Fruto do trabalho realizado no doutoramento, em Maio de 2019 lançou o disco Travels in my homeland pela Grand Piano Records (grupo Naxos) com música de Amílcar Vasques-Dias e Fernando Lopes-Graça, cujas partituras, numa edição por si coordenada, foi publicada na mesma altura pelo mpmp. Com base nesse repertório, estreou O Figo que prometeste com as Sopa de Pedra na edição de 2019 do Festival Bons Sons.
Em Outubro de 2020, num concerto na Culturgest, estreou, em Portugal, o ciclo para piano O Livro dos Sons de Hans Otte. Esta foi a primeira ação de divulgação da obra de Hans Otte no nosso país, parte do Festival Hans Otte : Sound of Sounds que, em 2021 e 2022, com o apoio do Goethe Institut e diversas instituições portuguesas e alemãs, levou a obra multiforme de Hans Otte a Lisboa, Évora, Guimarães e Viseu. Gravou O Livro dos Sons de Hans Otte para a RTP2 na estufa do Jardim Botânico de Coimbra. Essa gravação está agora disponível na RTP Palco.
Ainda em 2020 estreou o espetáculo As árvores não têm pernas para andar que já ultrapassou as cento e cinquenta apresentações e que, em 2022, foi apresentado no Jardim do Palacete de São Bento, no âmbito das Comemorações do 25 de Abril. Para os mais novos criou ainda Nocturno (2017), com Victor Hugo Pontes, Eu gosto muito do Senhor Satie (2018) e Pássaros & Cogumelos (2022).

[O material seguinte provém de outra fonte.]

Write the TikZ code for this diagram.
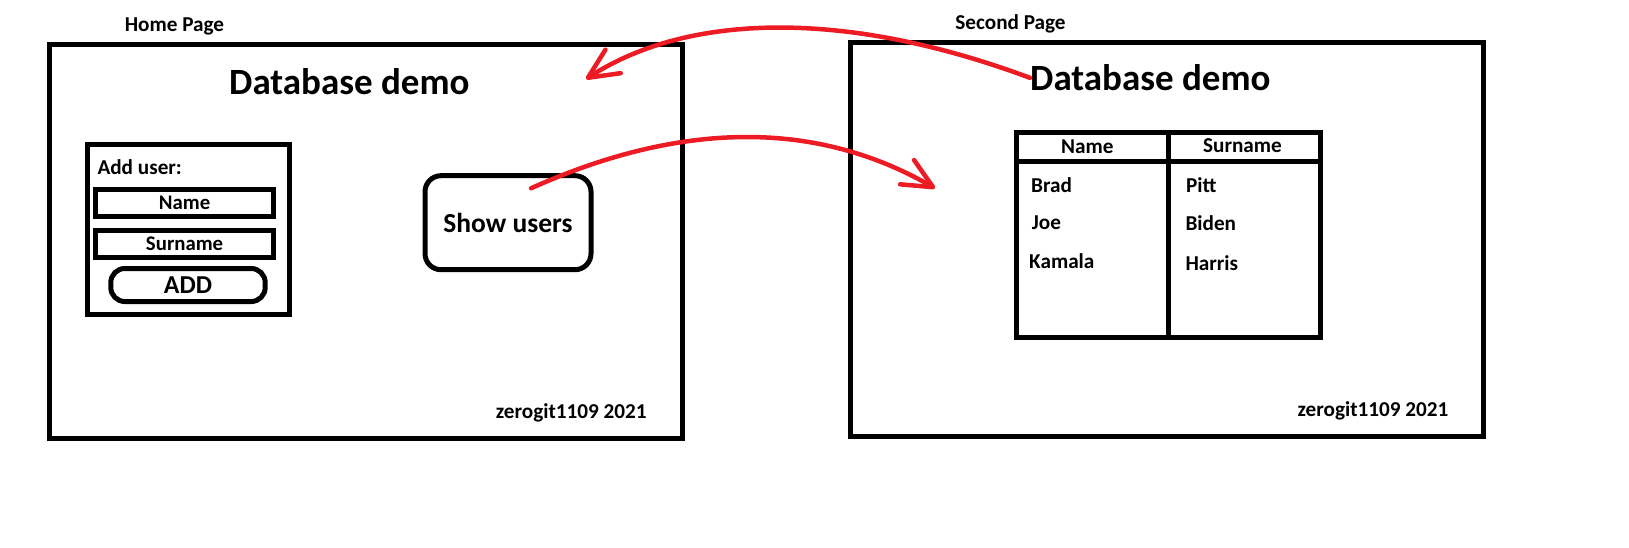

O duo de piano e eletrónica partilhado com Luís Fernandes, passou por festivais como Novas Frequências (Rio de Janeiro) e MadeiraDig. Quest, o primeiro disco do duo, editado pela Shhpuma, foi considerado um dos melhores álbuns de 2014 por diversos críticos nacionais. Em 2026 lançaram Harmonies, com Ricardo Jacinto, inspirado na música e no universo peculiar de Erik Satie. O trabalho foi apresentado nas mais importantes salas portuguesas, mas também em Berlim, Valência e Dumfries. Em 2017, em resposta a um desafio do Westway LAB festival (Guimarães), criaram at the still point of the turning world, uma colaboração com a Orquestra de Guimarães que saiu em disco pela editora australiana Room40. Em 2018, o concerto passou pelo Curtas de Vila do Conde, e em 2019 apresentaram-se com a Orquestra Metropolitana no Grande Auditório da Fundação Calouste Gulbenkian (concerto filmado pela RTP) e no Teatro Micaelense, no concerto de abertura do Festival Walk&Talk. Em Abril de 2019 o duo estreou, no Teatro Municipal do Porto, uma nova colaboração, desta vez com o Drumming Grupo de Percussão. Em Janeiro de 2022 assinalou-se o lançamento do quinto álbum do duo de piano e electrónica que mantém com Luís Fernandes desde 2014. There’s no knowing veio no seguimento do convite lançado por Nuno M. Cardoso para a criação da banda sonora para a série televisiva Cassandra, que passou na RTP2 em 2023.
É autora dos ambientes sonoros do podcast Uma gota na chuva. Uma flor no jardim, lançado pela Fundação Calouste Gulbenkian em 2022, ano do centenário do nascimento do Arquiteto paisagista Gonçalo Ribeiro Telles.
É membro fundador do CAAA Centro para os Assuntos da Arte e Arquitetura de Guimarães e d’O Homem do Saco, atelier de tipografia e edições – Lisboa.
A eclética discografia de Joana Gama está presente nas editoras portuguesas Shhpuma, mpmp, Pianola, Boca/ Douda Correria e Holuzam, na australiana Room40 e na Grand Piano (grupo Naxos).